User-defined Regions Split Factor
---------------------------------
DAMON's "Adasptive Regions Adjustment (ARA)" mechanism splits each region into
randomly sized sub regions, show their access temperature, and merge back
adjacent regions having similar temperature. The split factor is hard-coded as
two. Increasing the number make DAMON regions more quickly converges in right
shape. However, it makes number of DAMON regions in usual situation higher,
and therefore induce more overhead. It will still keep the user-defined upper
limit (max_nr_regions), though.
The optimum value of the split factor would depend on the use case. We will
therefore add another knob to let users set the factor on runtime. The default
value will be two, so this will not introduce any regression or behavioral
change to existing users.
Periodic Fine-grain Split of Aged Regions
-----------------------------------------
If a region is continuously changing its boundary and access temperature, it
means it is converging, or the access pattern of the workload is not
stabilized. Either case, this is a healthy signal.

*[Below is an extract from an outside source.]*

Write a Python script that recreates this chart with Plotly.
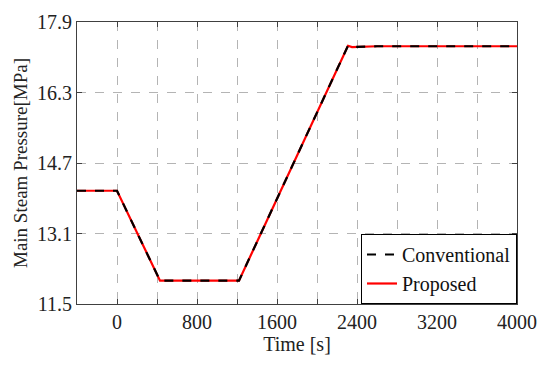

If a region is consistently showing same access pattern for long time, it may
because the access pattern is stabilized, and the region is correctly
converged. However, it might be because the access pattern is changed, but the
converging is slow.
To avoid the too slow converging of aged regions, we will let users
periodically increase the split factor for regions that kept current access
pattern for long time (high 'age'). Users will be able to set the 'age'
offset, the split factor for the aged regions, and time interval between the
periodic fine-grain split of the regions. For example, users can ask DAMON to
"split regions keeping current access pattern for ten minutes or higher to five
sub-regions every minute".
The feature will be ignored unless users explicitly set those, so that it does
not introduce any regression of behavioral change to existing users.
Discussions
-----------
Someone might worry if these are adding too much knobs. As I shared the long
term plan on last LPC[1], we will keep supporting those new knobs in long term,
and may introduce auto-tuning feature in future. By letting these user-tunable
first, we can collect experiment results and use those for the future
improvements. Anyway, these changes will not introduce any regresion or
behavioral change to existing users based on the idea, so I believe these are
safe to be added.
One of the factors that made my work on this topic was absence of a formal
DAMON accuracy evaluation method. Using damon-tests, we were able to do the
evaluation by drawing heatmaps of test workloads and comparing those from
different versions of DAMON. Comparing several DAMOS schemes results on test
workloads were also one way for that. But, those are not formal. We still
don't have a formal way for accuracy evaluation. However, the two features
will introduce no regression to existing users, so I believe this is the path
forward for now.
I believe implementing the features would be not difficult. So unless someone
voluntarily steps up, I will start implementation of the features, targeting
v6.14 merge window.
I'm looking forward to any comments.
[1] https://lpc.events/event/18/contributions/1768/
Thanks,
SJ
^ permalink raw reply [flat|nested] 3+ messages in thread
* Re: Two simple ideas for DAMON accuracy improvement
2024-10-26 21:53 Two simple ideas for DAMON accuracy improvement SeongJae Park
@ 2025-01-18 1:47 ` SeongJae Park
2025-02-13 22:23 ` SeongJae Park
1 sibling, 0 replies; 3+ messages in thread
From: SeongJae Park @ 2025-01-18 1:47 UTC (permalink / raw)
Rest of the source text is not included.